Mike Wallace has a combined 4 catches for 27 yards on Revis and Haden(on 11 targets), with an interception on passes thrown to him and no touchdowns. "Blown by" might not be the right description of what Wallace did. Unless if course you mean that Wallace "blew", and the "by" indicates he blew in the general area of those corner-backs, then yes. But he's blown any matter of objects, including goats adjacent to a lot of defensive backs this year. Wait, this is one of these theoretical "I SAW IT TANNEHILLL JUST DIDN'T THROW HIM THE BALL!" type situations that no one in practice will be able to find on NFL Rewind, isn't it?
Yeah what caught me off guard was when he finished his answer about working with Tannehill with..."and that's enough." No it's not enough until you guys click and are on the same page.
Obviously he has an agenda, maybe he lost his high school sweetheart to the split end on the football team. Just plain doesn't "get it"
There's no agenda. The wide receiver position is the most overvalued position in sports. They are completely interchangeable with the exception of a very few, and the actual impact that those few make is not enough to warrant what they get relative to money. This is simply not a valuable position that is a key to winning games, yet teams constantly make the mistake of overpaying and overdrafting this position.
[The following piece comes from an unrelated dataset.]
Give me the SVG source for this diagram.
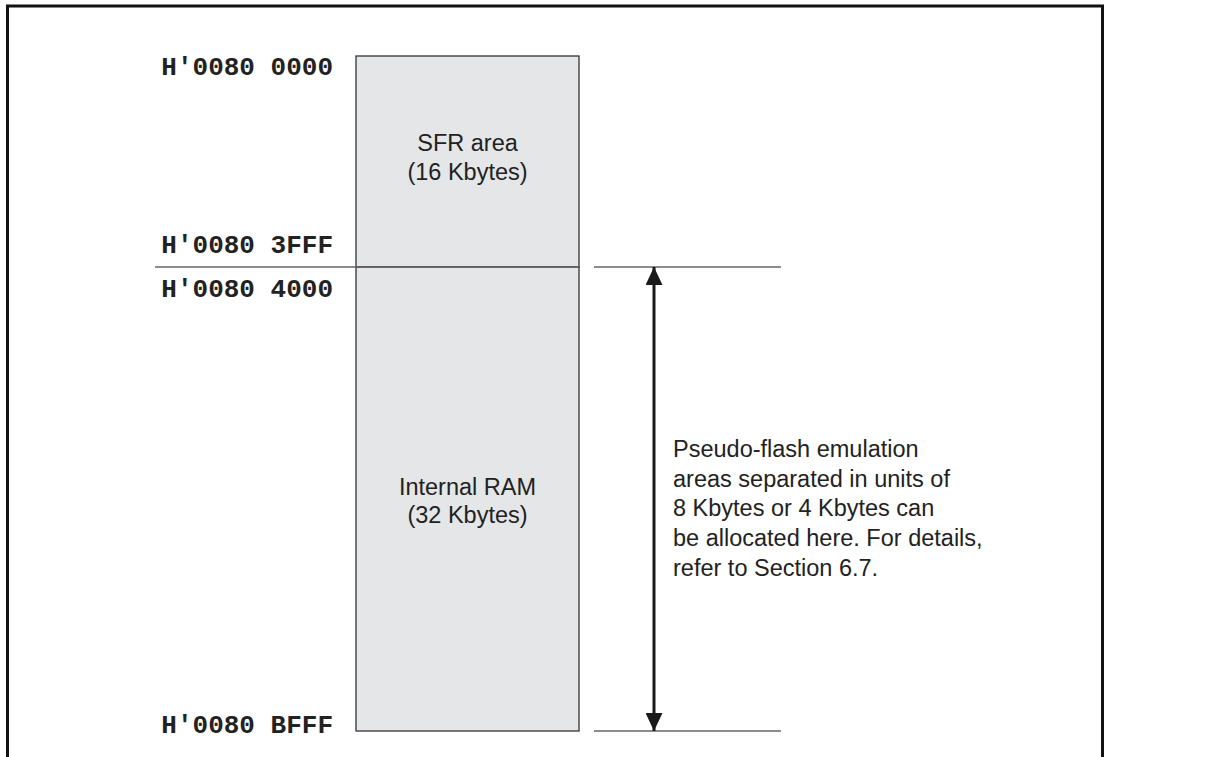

Dez Bryant..Calvin Johnson..Larry Fitzgerald...Andre Johnson..Brandon Marshall.. Hmmm, you have point here, none of those teams have done squat.
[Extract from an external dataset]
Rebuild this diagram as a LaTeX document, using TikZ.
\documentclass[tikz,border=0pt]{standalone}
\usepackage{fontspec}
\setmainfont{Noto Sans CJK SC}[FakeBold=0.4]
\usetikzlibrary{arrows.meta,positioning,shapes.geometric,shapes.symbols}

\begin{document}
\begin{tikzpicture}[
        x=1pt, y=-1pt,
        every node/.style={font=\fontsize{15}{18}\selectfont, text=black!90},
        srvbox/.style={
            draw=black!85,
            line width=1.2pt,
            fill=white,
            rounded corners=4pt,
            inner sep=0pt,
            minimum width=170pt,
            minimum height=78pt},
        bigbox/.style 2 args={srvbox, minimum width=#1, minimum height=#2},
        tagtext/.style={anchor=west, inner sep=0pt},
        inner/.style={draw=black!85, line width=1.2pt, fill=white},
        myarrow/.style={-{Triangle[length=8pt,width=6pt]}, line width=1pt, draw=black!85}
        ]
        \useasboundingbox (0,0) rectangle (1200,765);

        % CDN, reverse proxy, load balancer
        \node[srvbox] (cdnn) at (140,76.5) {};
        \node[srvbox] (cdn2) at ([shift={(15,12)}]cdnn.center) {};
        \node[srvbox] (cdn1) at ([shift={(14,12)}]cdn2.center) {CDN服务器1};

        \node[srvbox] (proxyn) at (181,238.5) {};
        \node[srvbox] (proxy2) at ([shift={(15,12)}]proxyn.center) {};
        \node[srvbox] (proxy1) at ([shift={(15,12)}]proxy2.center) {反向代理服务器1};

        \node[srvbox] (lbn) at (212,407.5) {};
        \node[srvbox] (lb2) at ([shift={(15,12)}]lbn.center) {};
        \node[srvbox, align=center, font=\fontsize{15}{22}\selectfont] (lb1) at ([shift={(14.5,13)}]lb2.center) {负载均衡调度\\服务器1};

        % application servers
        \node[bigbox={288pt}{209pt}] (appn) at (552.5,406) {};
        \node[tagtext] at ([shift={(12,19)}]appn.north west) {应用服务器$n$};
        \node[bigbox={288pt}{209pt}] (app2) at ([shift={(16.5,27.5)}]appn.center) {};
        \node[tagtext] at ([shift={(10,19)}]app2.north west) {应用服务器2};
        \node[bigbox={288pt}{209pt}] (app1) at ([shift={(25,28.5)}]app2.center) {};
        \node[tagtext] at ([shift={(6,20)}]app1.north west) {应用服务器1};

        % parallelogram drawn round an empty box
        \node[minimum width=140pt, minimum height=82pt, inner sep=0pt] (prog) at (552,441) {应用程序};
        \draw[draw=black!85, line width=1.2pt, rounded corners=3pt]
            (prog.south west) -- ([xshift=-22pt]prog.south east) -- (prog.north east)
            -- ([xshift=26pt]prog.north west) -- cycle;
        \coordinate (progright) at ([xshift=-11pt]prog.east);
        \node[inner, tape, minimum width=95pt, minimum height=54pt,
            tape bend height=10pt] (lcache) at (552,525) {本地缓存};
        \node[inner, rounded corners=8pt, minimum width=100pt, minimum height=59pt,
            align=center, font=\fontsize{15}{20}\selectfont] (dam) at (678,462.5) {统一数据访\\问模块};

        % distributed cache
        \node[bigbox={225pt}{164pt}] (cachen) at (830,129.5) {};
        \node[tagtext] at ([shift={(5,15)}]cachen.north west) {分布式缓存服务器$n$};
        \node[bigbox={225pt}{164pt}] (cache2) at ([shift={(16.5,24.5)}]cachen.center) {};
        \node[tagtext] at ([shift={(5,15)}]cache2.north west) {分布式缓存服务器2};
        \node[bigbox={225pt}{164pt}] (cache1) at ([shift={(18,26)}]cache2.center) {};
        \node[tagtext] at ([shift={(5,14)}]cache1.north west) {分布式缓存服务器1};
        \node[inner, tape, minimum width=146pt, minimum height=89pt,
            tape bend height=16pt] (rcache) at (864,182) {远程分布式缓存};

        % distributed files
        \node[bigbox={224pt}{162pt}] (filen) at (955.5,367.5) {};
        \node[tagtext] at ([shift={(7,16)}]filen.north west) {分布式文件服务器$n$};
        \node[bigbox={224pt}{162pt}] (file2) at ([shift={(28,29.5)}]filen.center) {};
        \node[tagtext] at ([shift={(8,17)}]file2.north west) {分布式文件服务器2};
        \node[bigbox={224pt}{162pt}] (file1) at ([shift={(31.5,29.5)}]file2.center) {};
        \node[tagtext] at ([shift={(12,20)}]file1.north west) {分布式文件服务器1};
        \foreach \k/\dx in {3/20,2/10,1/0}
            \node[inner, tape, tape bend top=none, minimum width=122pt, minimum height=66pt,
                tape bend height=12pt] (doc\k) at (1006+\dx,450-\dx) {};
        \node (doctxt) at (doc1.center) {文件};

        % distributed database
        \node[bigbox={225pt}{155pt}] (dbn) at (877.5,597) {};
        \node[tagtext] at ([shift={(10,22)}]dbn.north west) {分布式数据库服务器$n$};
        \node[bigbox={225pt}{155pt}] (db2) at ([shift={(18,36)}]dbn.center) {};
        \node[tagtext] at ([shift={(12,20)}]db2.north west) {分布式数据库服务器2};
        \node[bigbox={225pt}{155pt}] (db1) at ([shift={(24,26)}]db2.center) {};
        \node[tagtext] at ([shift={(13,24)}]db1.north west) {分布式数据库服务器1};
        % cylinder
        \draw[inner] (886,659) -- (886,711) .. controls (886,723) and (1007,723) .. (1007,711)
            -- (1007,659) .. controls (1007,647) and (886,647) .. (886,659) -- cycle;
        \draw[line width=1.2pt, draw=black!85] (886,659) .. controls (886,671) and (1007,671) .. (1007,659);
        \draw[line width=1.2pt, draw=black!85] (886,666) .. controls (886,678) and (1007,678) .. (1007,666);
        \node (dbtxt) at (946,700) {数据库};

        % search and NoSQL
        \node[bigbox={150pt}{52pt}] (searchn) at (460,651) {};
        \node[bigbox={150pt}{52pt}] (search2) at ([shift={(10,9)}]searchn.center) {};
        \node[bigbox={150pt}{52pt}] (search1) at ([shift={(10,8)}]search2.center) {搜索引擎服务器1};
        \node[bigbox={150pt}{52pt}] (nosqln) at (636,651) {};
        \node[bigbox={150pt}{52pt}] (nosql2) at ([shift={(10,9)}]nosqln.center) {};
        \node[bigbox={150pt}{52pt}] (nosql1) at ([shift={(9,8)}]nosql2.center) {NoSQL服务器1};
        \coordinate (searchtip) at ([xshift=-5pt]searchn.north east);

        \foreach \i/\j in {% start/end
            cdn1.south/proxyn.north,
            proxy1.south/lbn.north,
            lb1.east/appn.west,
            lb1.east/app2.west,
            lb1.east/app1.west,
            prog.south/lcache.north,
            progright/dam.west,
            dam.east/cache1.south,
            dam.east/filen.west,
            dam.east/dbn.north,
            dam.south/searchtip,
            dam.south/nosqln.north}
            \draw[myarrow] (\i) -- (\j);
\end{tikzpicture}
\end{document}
Isaac Bruce, Torry Holt, Reggie Wayne, Marvin Harrison, Randy Moss (they were on the cusp of the greatest season ever before Tryee happened). Even Santonio Holmes and Plaxico (elite talent, but basket cases) Elite WRs don't make QBs elite. The QB is still the most important position on the field. Elite WRs make Great QBs even greater. It's symboitic. They sort of help each other. But AJ Green isn't going to make Dalton elite. Give Brady, Rodgers or Manning AJ Green then watch out. WR before QB is indeed putting the cart before the horse.